I think that the law of the land should be enforced, religious objections or no. But this is the world we live in now, where the the vociferous cry of "my relilgious liberties are being trampled!" is being increasing heard by the courts. I SO wish a LGBTQ (or not) clerk/ magistrate/judge somewhere would take a stand somewhere and declare that "marrying a man to a woman violates MY sincerely held religious beliefs...
I'm disgusted by religious assholes screaming that they're being oppressed when the truth is that they're only being prevented from oppressing others.
It's simple really. If you are prevented from going to the church you choose, banned from praying, or physically threatened because of your religion; you are being oppressed. When you're prohibited from forcing others to worship your god, or follow your religious tenets; you are not the victim.

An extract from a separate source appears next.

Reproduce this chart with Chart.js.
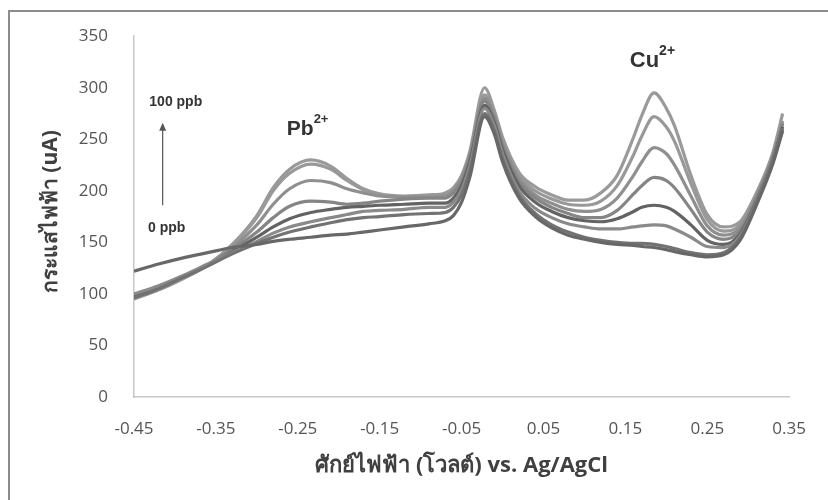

What a shame that political opportunists use the cloak of religion as a fundamental right to provide legal succor to bigotry.

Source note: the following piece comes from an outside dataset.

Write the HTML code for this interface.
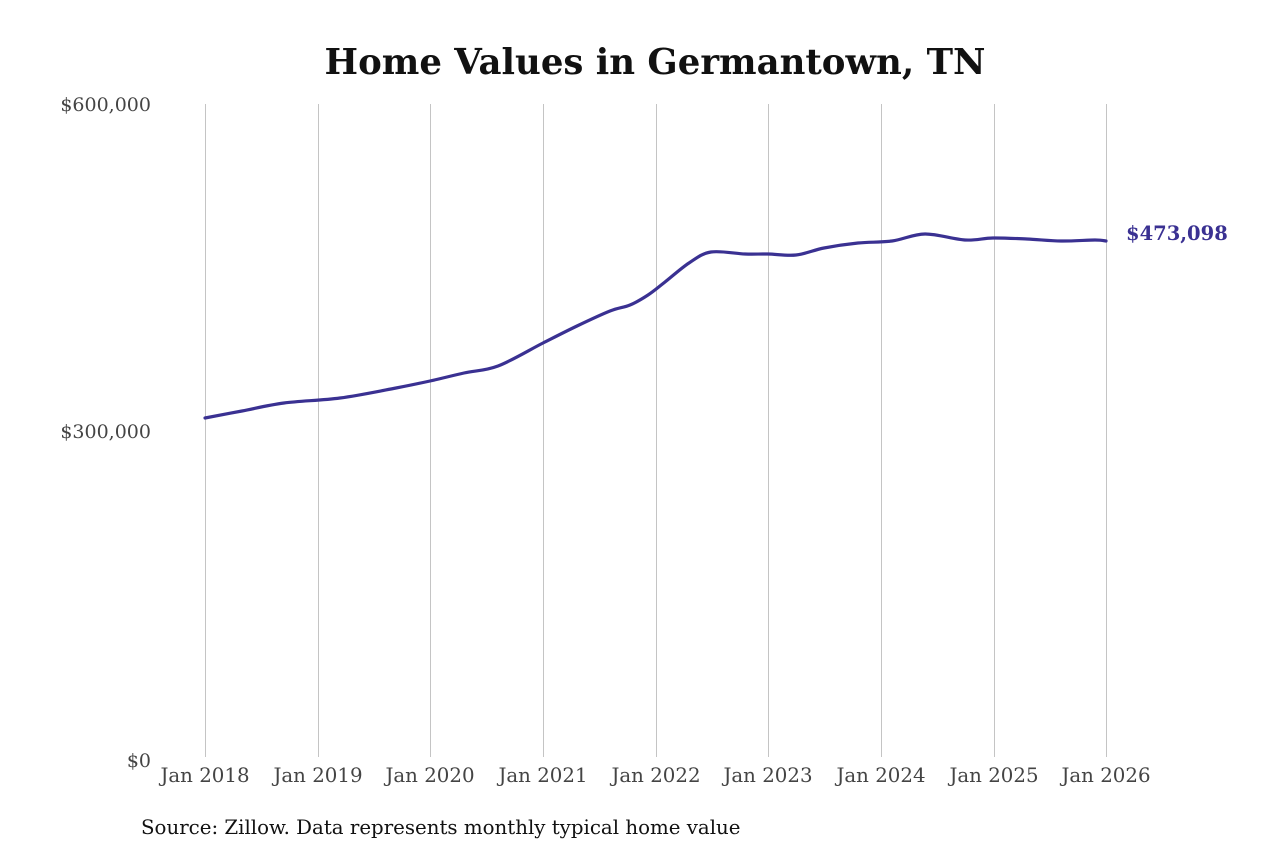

Let us hope that our fellow-citizens of good faith who subscribe to religion call out those who do this for what they are, and shoo this sort of thing off to the dark corners of our polity where they can wither from lack of the sunlight of social respectability.
I'm afraid that we as nonbelievers can't do this job, since we aren't trusted.
As for the law, in the interim, what is within our power to do is to point out that a legal duty is not the same things as a religious activity. It's not a religious act to buy health insurance. It's not a religious act to stamp a civil marriage certificate. It's not a religious act to rent an apartment or sell a cake.